Short answer questions and multiple choice questions are often seen as being too simplistic or basic, but they are really powerful tools. Essays and MCQs are complementary - like the two wing mirrors on a car. They give you different views of the same reality. Don’t make your essay responsible for incentivising and measuring factual recall. Set an accompanying quiz, and let that do the job instead. (We have a nice system that will do this for you!)
If you do that, I think then you would see a strong correlation between scores on the quiz and scores on the essay. In fact, when we have tried this with writing, we do see strong correlations between simple quizzes on spelling & grammatical features, and overall writing quality.
I can’t prove it, but I suspect if we gave student A and B ten questions on the facts about Hastings, student A would do better than student B.
If you use essays to assess factual accuracy by creating a strict rubric, you will create terrible incentives
One of the things we saw - and still see - with very prescriptive writing rubrics is that you get awful second-order effects. Your rubric does not end up incentivising factual accuracy. It incentivises short and basic pieces of writing. Once teachers and students know that factual and grammatical errors will be penalised heavily, they take the Richelieu / Mourinho approach and become very negative and defensive.
What does this mean for rubric design?
Whether you are using human or AI markers, you have to allow your markers some discretion.
Open-ended tasks give pupils discretion. If pupils have discretion, then markers must have discretion too. Otherwise, you create distortions.
So a principle for both humans or machines is as follows: Do not use prescriptive criteria to judge extended writing.
We’ve found that humans can judge accurately and consistently using just one incredibly holistic criterion: which is the better response?
We think the AI does need a bit more guidance than this, but it should still have latitude to make holistic judgements. We have a section on our website where you can paste in your criteria, and some advice on setting holistic criteria here. We will update this with more examples and advice as we trial assessments in different subjects.
You can trial different criteria and assessments yourself. You can purchase AI custom task credits on our website, and we are also giving away 30 free AI credits to everyone who attends our next introductory webinar on 25 February.
If you are already using custom tasks, let us know in the comments what criteria you’ve used.

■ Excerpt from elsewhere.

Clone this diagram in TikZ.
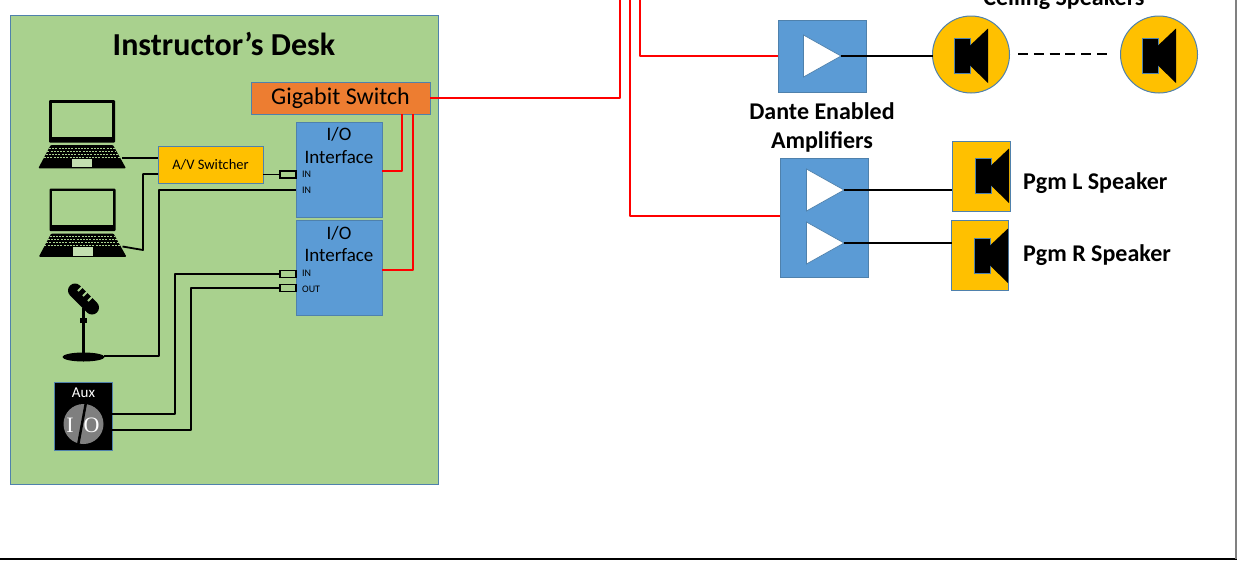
\documentclass[tikz,border=0pt]{standalone}
\usepackage{fontspec}
\setmainfont{Carlito}
\newfontfamily\knobfont{Liberation Serif}
\usepackage{tikz}
\usetikzlibrary{shapes.geometric}
\definecolor{deskgreen}{HTML}{A9D18E}
\definecolor{edgeblue}{HTML}{4F81AC}
\definecolor{boxblue}{HTML}{5B9BD5}
\definecolor{switchorange}{HTML}{ED7D31}
\definecolor{spkyellow}{HTML}{FFC000}
\definecolor{keygreen}{HTML}{A9D18E}
\definecolor{knobgray}{HTML}{7F7F7F}
\newcommand{\fsize}[1]{\fontsize{#1}{#1}\selectfont}
\begin{document}
\begin{tikzpicture}
        [x=1pt,y=-1pt,
        box/.style={draw=edgeblue,line width=1pt,inner sep=0pt,outer sep=0pt,rectangle},
        iobox/.style={box,fill=boxblue,minimum width=86pt,minimum height=95pt},
        ampbox/.style={box,fill=boxblue},
        stub/.style={draw=black,line width=1.5pt,fill=deskgreen,inner sep=0pt,outer sep=0pt,minimum width=16pt,minimum height=7pt},
        spk/.style={box,fill=spkyellow},
        title/.style={font=\fsize{24}\bfseries,inner sep=0pt},
        iotext/.style={font=\fsize{19},inner sep=0pt},
        porttext/.style={font=\fsize{10},inner sep=0pt,anchor=west},
        wire/.style={draw=black,line width=1.8pt,line join=round},
        redwire/.style={draw=red,line width=1.8pt,line join=round},
        amptri/.pic={
          \draw[fill=white,draw=edgeblue,line width=.7pt] (-37.5,-21) -- (0,0) -- (-37.5,21) -- cycle;
          \coordinate (-tip) at (0,0);
        },
        spkicon/.pic={
          \draw[fill=black,draw=edgeblue,line width=.8pt] (-16,-17.5) rectangle (0,17.5);
          \fill[black] (0,-10) -- (18,-27) -- (18,27.5) -- (0,10) -- cycle;
        },
        laptop/.pic={
          \fill[black,rounded corners=1pt] (49,100) rectangle (115,142.5);
          \fill[deskgreen] (51.8,102.8) rectangle (112,136.8);
          \fill[black,rounded corners=1pt] (50.7,145) -- (113,145) -- (126,168.3) -- (38.3,168.3) -- cycle;
          \foreach \k in {148,151,154,157}{
            \draw[keygreen,line width=1pt,dash pattern=on 2pt off 1.2pt] (50.7+145*.56-\k*.56,\k) -- (113-145*.56+\k*.56,\k);
          }
          \fill[deskgreen!70!white] (72.3,158.5) rectangle (92,167);
          \coordinate (-port) at (122,158);
        },
        ]
        \useasboundingbox (0,0) rectangle (1237,563);
        \clip (0,0) rectangle (1237,563);
        % Outer frame
        \coordinate (frameA) at (0,559);
        \coordinate (frameB) at (1236,559);
        \coordinate (frameC) at (1236,0);
        \draw[black,line width=2.6pt] (frameA) -- (1237,559);
        \draw[gray,line width=1.2pt] (frameB) -- (frameC);
        % Desk
        \node[box,fill=deskgreen,minimum width=428pt,minimum height=469pt] (desk) at (224,249.5){};
        \node[font=\fsize{32}\bfseries,inner sep=0pt] (desktitle) at (224,44){Instructor’s Desk};
        \node[box,fill=switchorange,minimum width=179pt,minimum height=32pt,font=\fsize{24}] (switch) at (340.5,98){Gigabit Switch};
        \node[box,fill=spkyellow,minimum width=105pt,minimum height=37pt,font=\fsize{14.5}] (avsw) at (210.5,164.5){A/V Switcher};
        % I/O boxes
        \node[iobox] (ioA) at (339,169.5){};
        \node[iobox] (ioB) at (339,268){};
        \node[iotext] (ioAa) at (339,134){I/O};
        \node[iotext] (ioAb) at (339,157){Interface};
        \node[iotext] (ioBa) at (339,233){I/O};
        \node[iotext] (ioBb) at (339,255.5){Interface};
        \node[porttext] (inA) at (302,174.5){IN};
        \node[porttext] (inB) at (302,190.5){IN};
        \node[porttext] (inC) at (302,273){IN};
        \node[porttext] (outC) at (302,289){OUT};
        \node[stub] (stubA) at (288,174.5){};
        \node[stub] (stubC) at (288,274){};
        \node[stub] (stubD) at (288,288){};
        \coordinate (ioAin) at (296,190);
        % Sources
        \pic (lapA) at (0,0) {laptop};
        \pic (lapB) at (.5,88.5) {laptop};
        % Microphone
        \node[ellipse,fill=black,inner sep=0pt,minimum width=42pt,minimum height=9pt] (micbase) at (83.5,357){};
        \coordinate (micport) at (104,356);
        \fill[black] (81.7,308) rectangle (85.2,355);
        \fill[black] (80,318) rectangle (87,323);
        \draw[black,line width=14pt,line cap=round] (75,290.5) -- (92,307.5);
        \foreach \s in {0,1,2}{
          \draw[deskgreen,line width=1.8pt] (78+5*\s,291+5*\s) -- (89+5*\s,280+5*\s);
        }
        % Aux
        \node[box,fill=black,minimum width=58pt,minimum height=68pt] (aux) at (83.5,416){};
        \node[text=white,font=\fsize{15},inner sep=0pt] (auxtext) at (83.5,393){Aux};
        \node[circle,fill=knobgray,inner sep=0pt,minimum size=40pt] (knob) at (83.5,424){};
        \draw[black,line width=2.5pt] (85.7,404) -- (78.3,444);
        \node[text=white,font=\fsize{22}\knobfont,inner sep=0pt] (knobi) at (70,425){I};
        \node[text=white,font=\fsize{22}\knobfont,inner sep=0pt] (knobo) at (91.5,425){O};
        \coordinate (auxA) at (112,414);
        \coordinate (auxB) at (112,430);
        % Wires in the desk
        \draw[wire] (lapA-port) -- (avsw.west |- lapA-port);
        \coordinate (avswb) at (158,174);
        \coordinate (lapBend) at (143,250);
        \draw[wire] (lapB-port) -- (lapBend) -- (lapBend |- avswb) -- (avswb);
        \draw[wire] (avsw.east |- stubA.west) -- (stubA.west);
        \draw[wire] (ioAin) -| (159,356) -- (micport);
        \draw[wire] (stubC.west) -| (175,414) -- (auxA);
        \draw[wire] (stubD.west) -| (191,430) -- (auxB);
        \draw[redwire] (402,114) |- (ioA.east |- 0,171);
        \draw[redwire] (413,114) |- (ioB.east |- 0,270);
        % Red trunk lines
        \draw[redwire] (switch.east) -| (620,0);
        % Amplifiers
        \node[ampbox,minimum width=88pt,minimum height=72pt] (ampA) at (822,56){};
        \node[ampbox,minimum width=88pt,minimum height=119pt] (ampB) at (824,217.5){};
        \pic (triA) at (841,56) {amptri};
        \pic (triB) at (844,190) {amptri};
        \pic (triC) at (844,243) {amptri};
        \coordinate (ampBin) at (780,216);
        \draw[redwire] (640,0) |- (ampA.west);
        \draw[redwire] (630,0) |- (ampBin);
        \node[title,anchor=base] (dantetext) at (822,119){Dante Enabled};
        \node[title,anchor=base] (amptext) at (822,148){Amplifiers};
        % Speakers
        \foreach \n/\x in {spkA/971,spkB/1159}{
          \node[spk,circle,minimum size=77pt] (\n) at (\x,54.5){};
          \pic at (\x-1,55.5) {spkicon};
        }
        \node[title] (ceiltext) at (1064,-1){Ceiling Speakers};
        \draw[wire] (triA-tip) -- (spkA.west |- triA-tip);
        \draw[black,line width=1.8pt,dash pattern=on 10pt off 5.8pt] (1018,54) -- (1107,54);
        \node[spk,minimum width=58pt,minimum height=70pt] (spkL) at (981,176){};
        \node[spk,minimum width=57pt,minimum height=70pt] (spkR) at (980,255){};
        \pic at (991,175.5) {spkicon};
        \pic at (990,255.5) {spkicon};
        \draw[wire] (triB-tip) -- (spkL.west |- triB-tip);
        \draw[wire] (triC-tip) -- (spkR.west |- triC-tip);
        \node[title,anchor=base west] (pgml) at (1023,189){Pgm L Speaker};
        \node[title,anchor=base west] (pgmr) at (1023,261){Pgm R Speaker};
      \end{tikzpicture}
\end{document}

Thanks for this. Very interesting as always. How effective can essays be in testing factual knowledge if they are positively marked for knowledge? So, essay A doesn’t need to be penalised for the errors but can be rewarded for, eg, knowing that William was from Normandy and that he defeated Harold Godwinson.
To extend your football metaphor. We don’t have to penalise the shots off target, we can just ignore them and count the ones that hit the target. This rewards more the pupils who take the most shots, and rewards even more those who score the most goals.
That feels like the approach we currently take in Geography (GCSE and A Level) already anyway.
As a teacher of A level chemistry Iwelcomed, with open arms, the Shift to "Highly Structured" Questions.
Before 1990, Chemistry A-levels often included "Section C" or "Paper 3" style questions that required continuous prose.
This was done to increase "construct validity", ensuring students were being tested on their chemistry knowledge rather than their ability to write a structured English essay.
By 1995, most questions had been broken down into sub-parts (a, b, c, d) that guided the student through the logic.
The downside was that students became less able to link ideas and think critically.
I assumed the death of the "chemistry essay" was the availability of skilled exam markers.